State lawmakers from both sides of the aisle are working day and night, trying to cut more than $430 million from the state budget. Lawmakers still have close to a half-dozen areas of disagreement remaining.
"We believe that in order to get the state back on the right financial footing, we've got to make some significant cuts to state government," said Senate Majority Leader Mike Bishop.
But among the tentative cuts there is a bit of optimism.
"The K-12 system will get an increase. It will be a very moderate one percent increase," said Bishop. "It's one of the few departments that are getting an actual increase. The rest are getting cut."
"We're actually very proud that we'll be able to invest more in education in the current fiscal year, so we're happy about that," said Greg Bird, Press Secretary for House Speaker Andy Dillon.
There's still plenty of work to be completed before next week's deadline. No departmental budget bills for the new fiscal year have cleared the legislature. Among the biggest deals to hammer out-- funding for the state's department of corrections, community health, and natural resources.

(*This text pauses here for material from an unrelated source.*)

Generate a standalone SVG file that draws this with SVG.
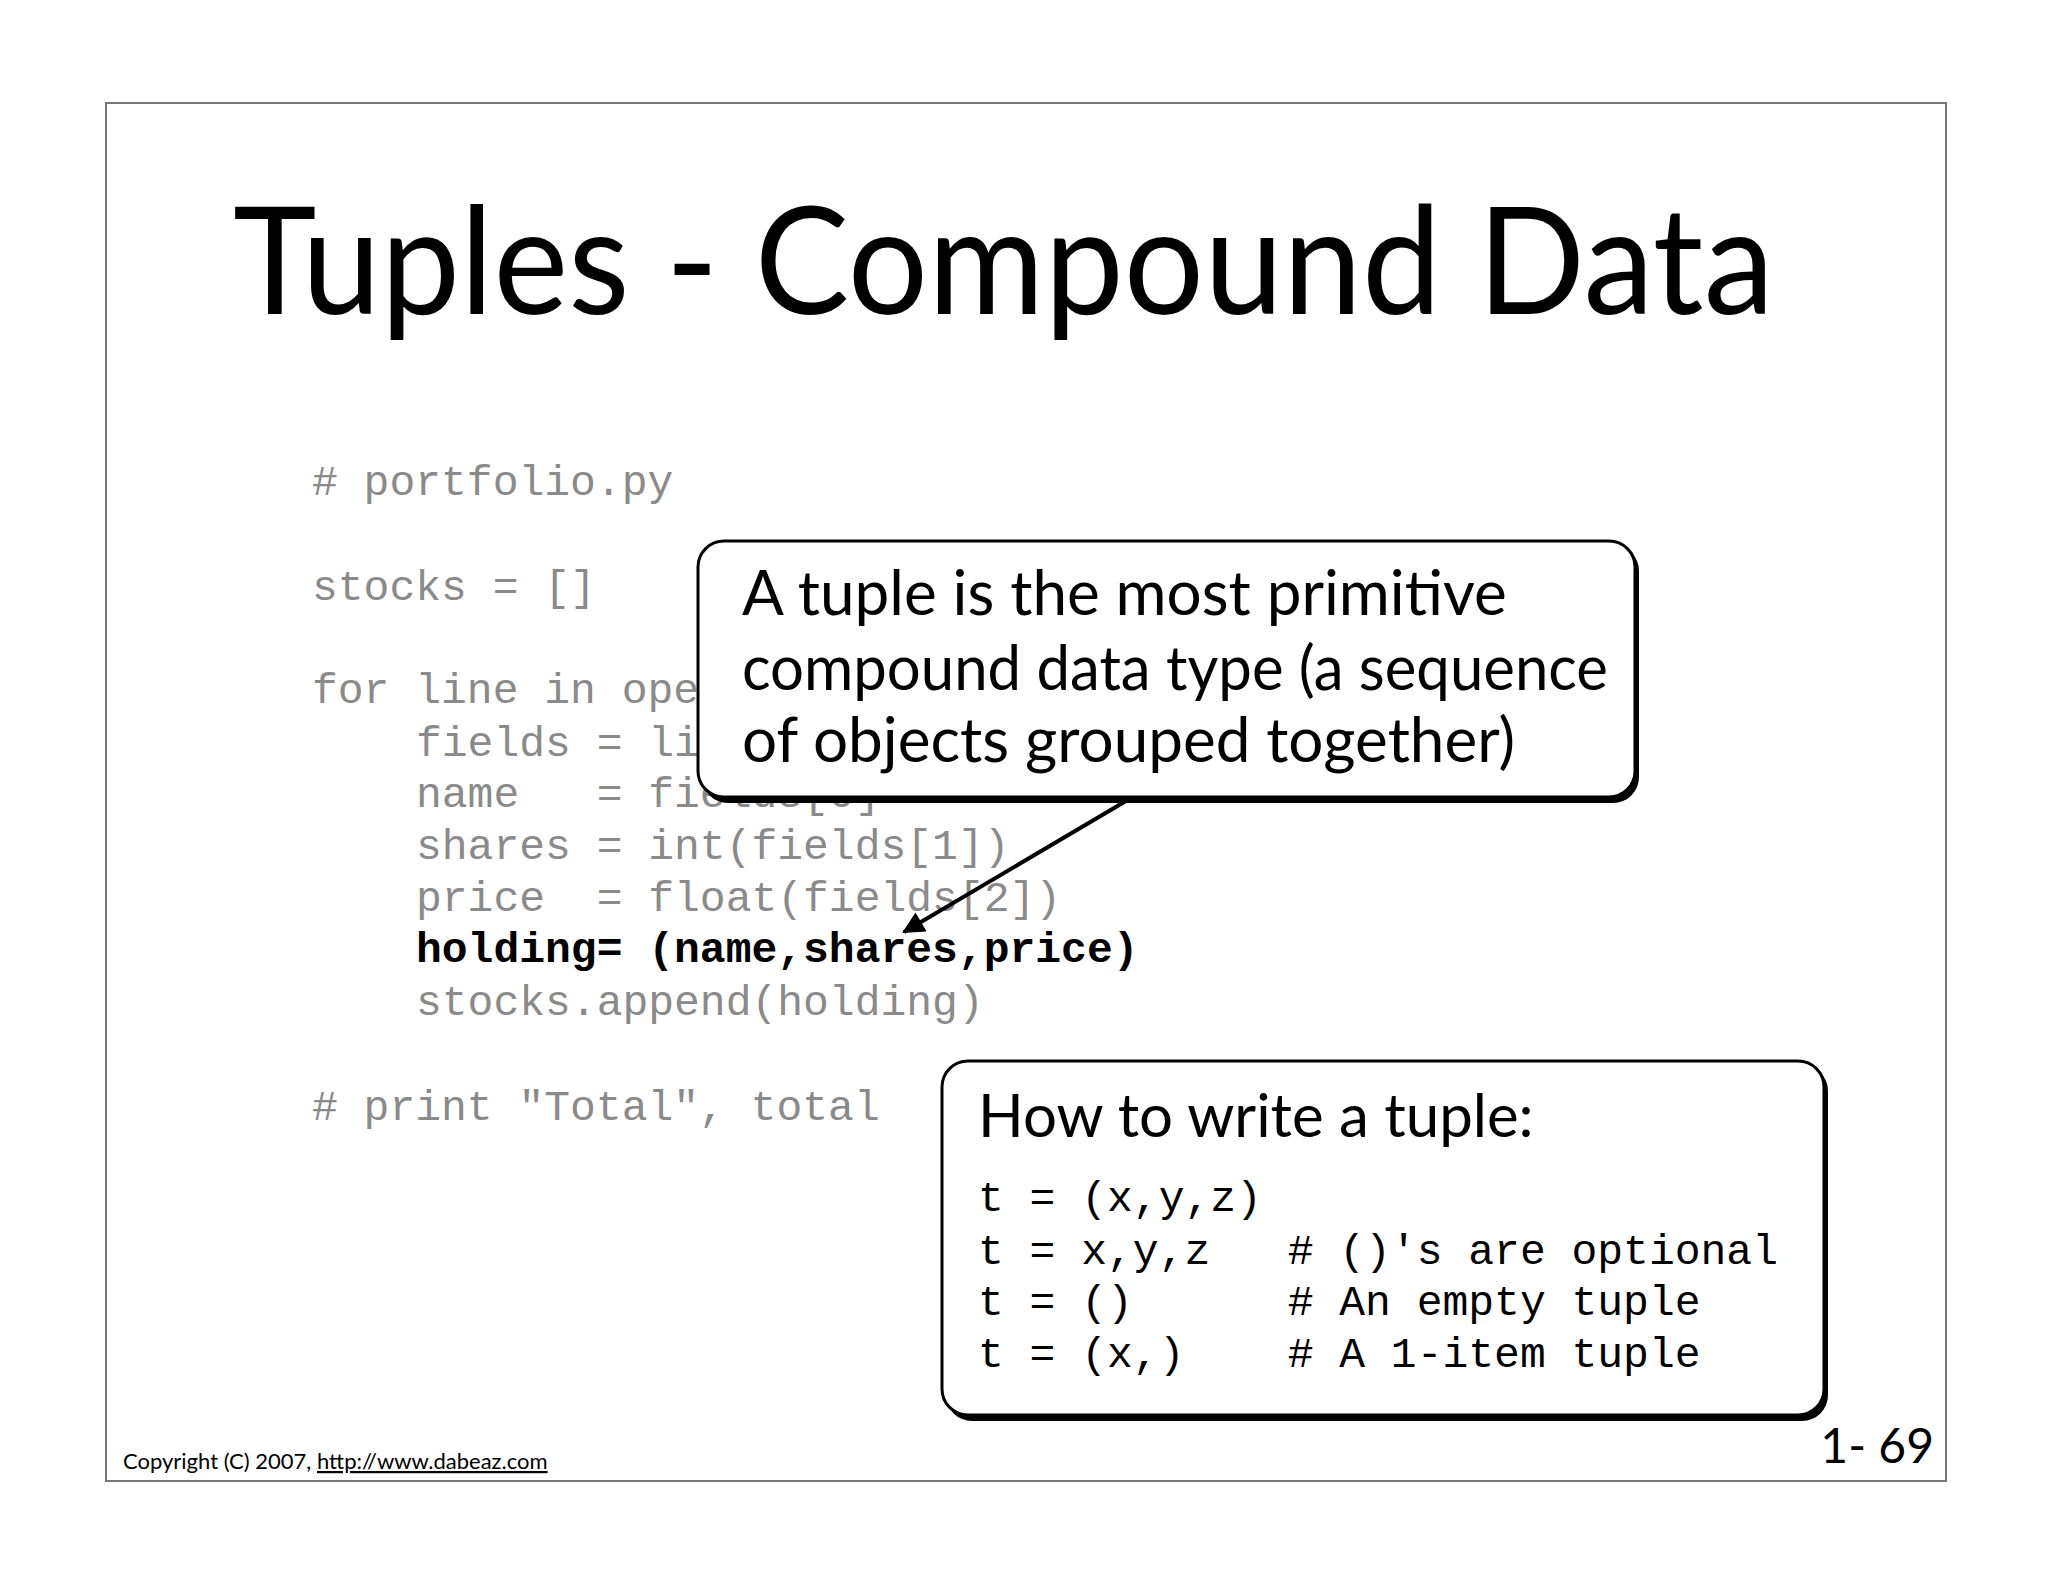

"A lot of the other departments are going to be having about a two and a half percent reduction," said Bird. "They're necessary in order to help balance the budget, and protect some of the other programs we feel are critical."
"Some of the toughest items are yet to be negotiated, but we need to get it done, we need to have the state move on," said Sen. Patricia Birkolz.
Any delay could cause more cash-flow problems, and a financial foothold could fall apart. Tentative budget sessions have been added for Friday and Monday in case extra time is needed.